Common mistakes people make when calculating AGI
- Subtracting the standard deduction too early. This gives taxable income, not AGI.
- Ignoring investment income. Interest, dividends, and gains can materially change AGI.
- Missing eligible adjustments. HSA contributions, deductible IRA contributions, and student loan interest are common examples.
- Using net paycheck income. AGI is based on tax return income categories, not take-home pay.
- Adding nontaxable income by mistake. Not every cash inflow belongs in AGI.
How AGI affects tax credits and deductions
Many federal tax benefits rely on AGI or modified AGI. Depending on the credit or deduction, the law may reduce or phase out eligibility once income rises above specified levels. Examples can include education-related tax benefits, IRA deduction rules, retirement savings credits, and student loan interest deductions. In practical terms, every dollar that lowers AGI can sometimes have a multiplier effect if it also preserves a separate credit or deduction.
AGI vs modified AGI
Modified adjusted gross income, often abbreviated MAGI, is not the same as AGI. MAGI starts with AGI and then adds back certain items depending on the specific tax rule involved. Different credits and deductions have different MAGI formulas. So if you are asking which calculation gives you the adjusted gross income, keep the distinction clear: AGI is the base calculation of total income minus adjustments, while MAGI is a rule-specific variation used later for eligibility testing.
Where AGI appears on the federal return
AGI is reported directly on Form 1040. The line number can change over time as forms are redesigned, but the concept remains stable. Taxpayers generally move from income entries, to adjustments, to AGI, and then to deductions and tax computation. The IRS provides instructions for each line and publishes a range of supporting materials to explain what belongs in income and which adjustments can be claimed.
Strategies that may lower AGI legally
- Making eligible HSA contributions if you have a qualifying high deductible health plan
- Reviewing deductible traditional IRA contribution eligibility
- Tracking deductible self-employed health insurance premiums
- Claiming the deductible part of self-employment tax correctly
- Using the student loan interest deduction if your income qualifies
- Maintaining organized records so no above-the-line deductions are missed
Tax planning should always be based on current law and your facts. A deduction that is available to one filer may phase out for another. That is why calculators like the one above are helpful for estimation, while official IRS forms and instructions are essential for filing.

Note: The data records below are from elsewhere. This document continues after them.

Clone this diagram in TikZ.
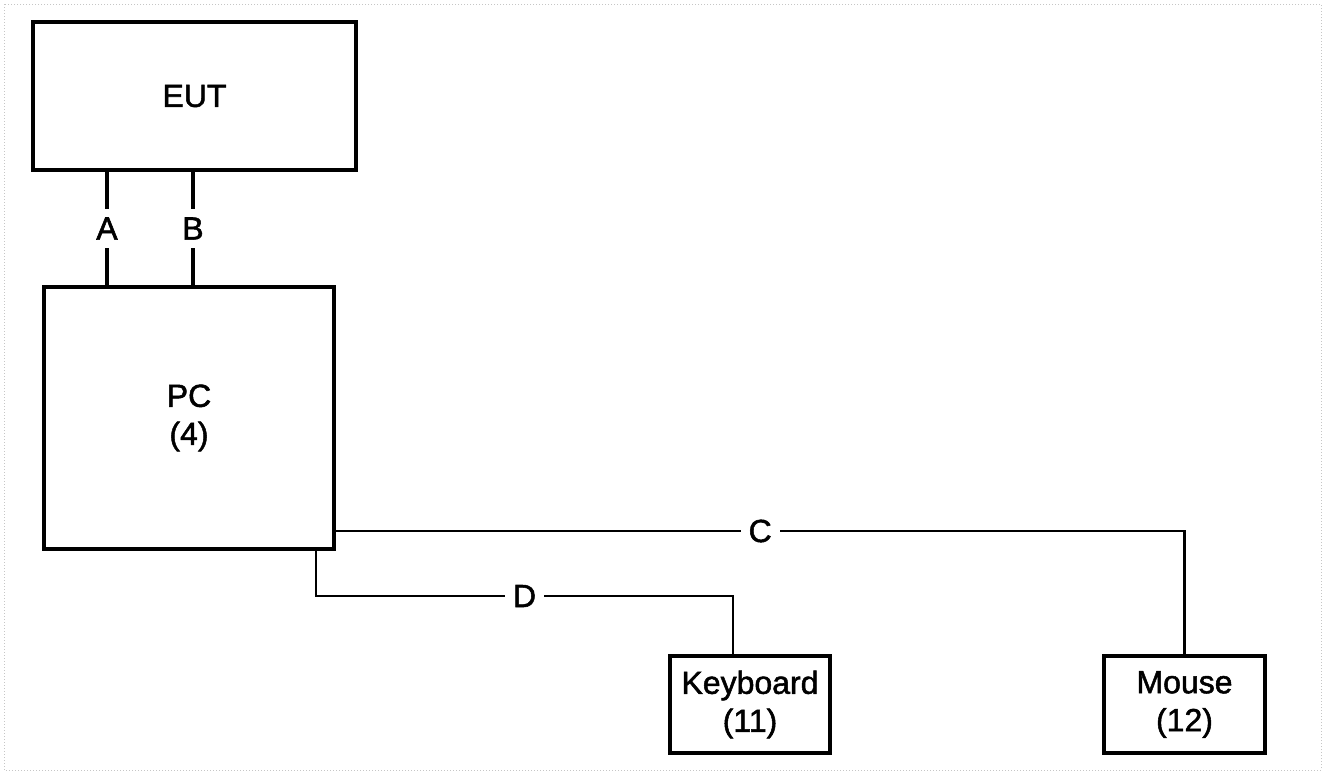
\documentclass[tikz,border=0pt]{standalone}
\usepackage{fontspec}
\newfontfamily\diagfont{Liberation Sans}[FakeBold=1.6]
\begin{document}
\begin{tikzpicture}[x=1pt,y=-1pt,
  font=\diagfont\fontsize{32}{38}\selectfont,
  box/.style={draw, line width=3.6pt, inner sep=0pt, align=center},
  wire/.style={line width=2.6pt},
  thickwire/.style={line width=3.2pt},
  lbl/.style={fill=white, inner sep=8pt}]
\useasboundingbox (0,0) rectangle (1325,774);
\draw[gray!45, dotted, line width=1pt] (4,4) rectangle (1321,770);

\node[box, minimum width=323pt, minimum height=148pt] (eut) at (194.5,96) {EUT};
\node[box, minimum width=290pt, minimum height=262pt] (pc) at (189,418) {PC\\(4)};
\node[box, minimum width=160pt, minimum height=97pt] (keyboard) at (750,704.5) {Keyboard\\(11)};
\node[box, minimum width=161pt, minimum height=97pt] (mouse) at (1184.5,704.5) {Mouse\\(12)};

\coordinate (a) at (107,0);
\coordinate (b) at (193,0);
\coordinate (c) at (0,531);
\coordinate (d1) at (316,596);
\coordinate (d2) at (733,596);

\draw[thickwire] (eut.south -| a) -- node[lbl]{A} (pc.north -| a);
\draw[thickwire] (eut.south -| b) -- node[lbl]{B} (pc.north -| b);
\draw[wire] (pc.east |- c) -- node[lbl]{C} (mouse.north |- c) -- (mouse.north);
\draw[wire] (pc.south -| d1) -- (d1) -- node[lbl]{D} (d2) -- (keyboard.north -| d2);
\end{tikzpicture}
\end{document}
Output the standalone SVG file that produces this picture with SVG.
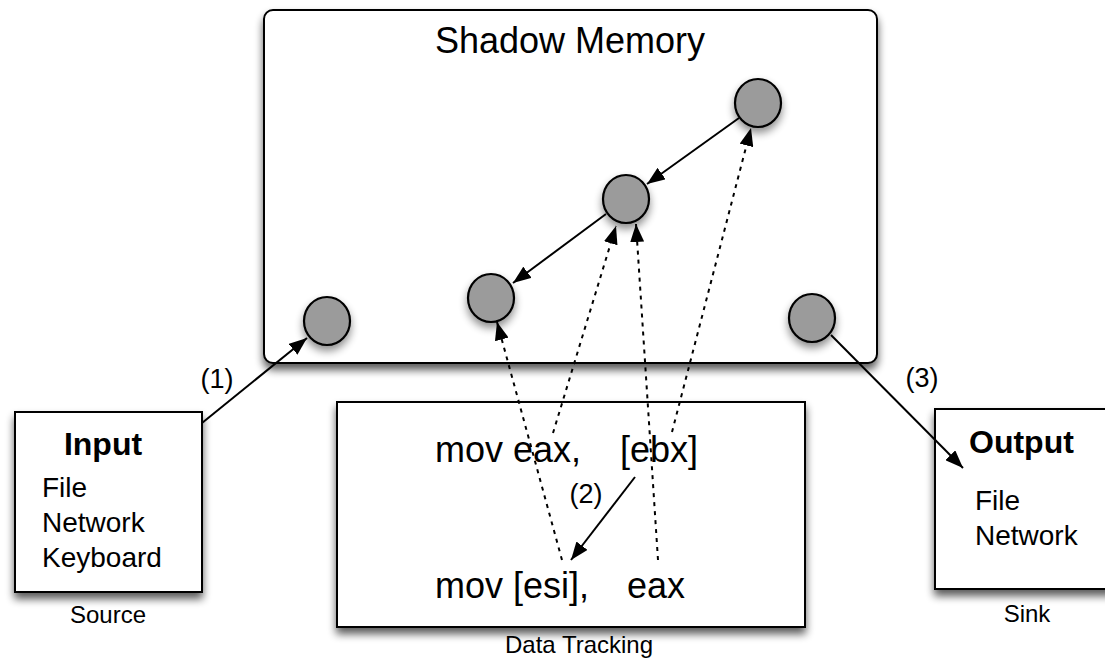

Authoritative sources for AGI rules
For official guidance, review IRS and university resources that explain Form 1040 mechanics, filing thresholds, and tax terminology:
- IRS: About Form 1040, U.S. Individual Income Tax Return
- IRS Publication 17: Your Federal Income Tax
- University of Minnesota Extension: Understanding income taxes
Final answer
If you want the direct answer to the question, the calculation that gives you adjusted gross income is total income minus adjustments to income. You do not subtract the standard deduction to get AGI. Instead, you total your taxable income sources, subtract eligible above-the-line deductions, and the result is your AGI. Once you understand that order, the rest of the tax return becomes much easier to follow.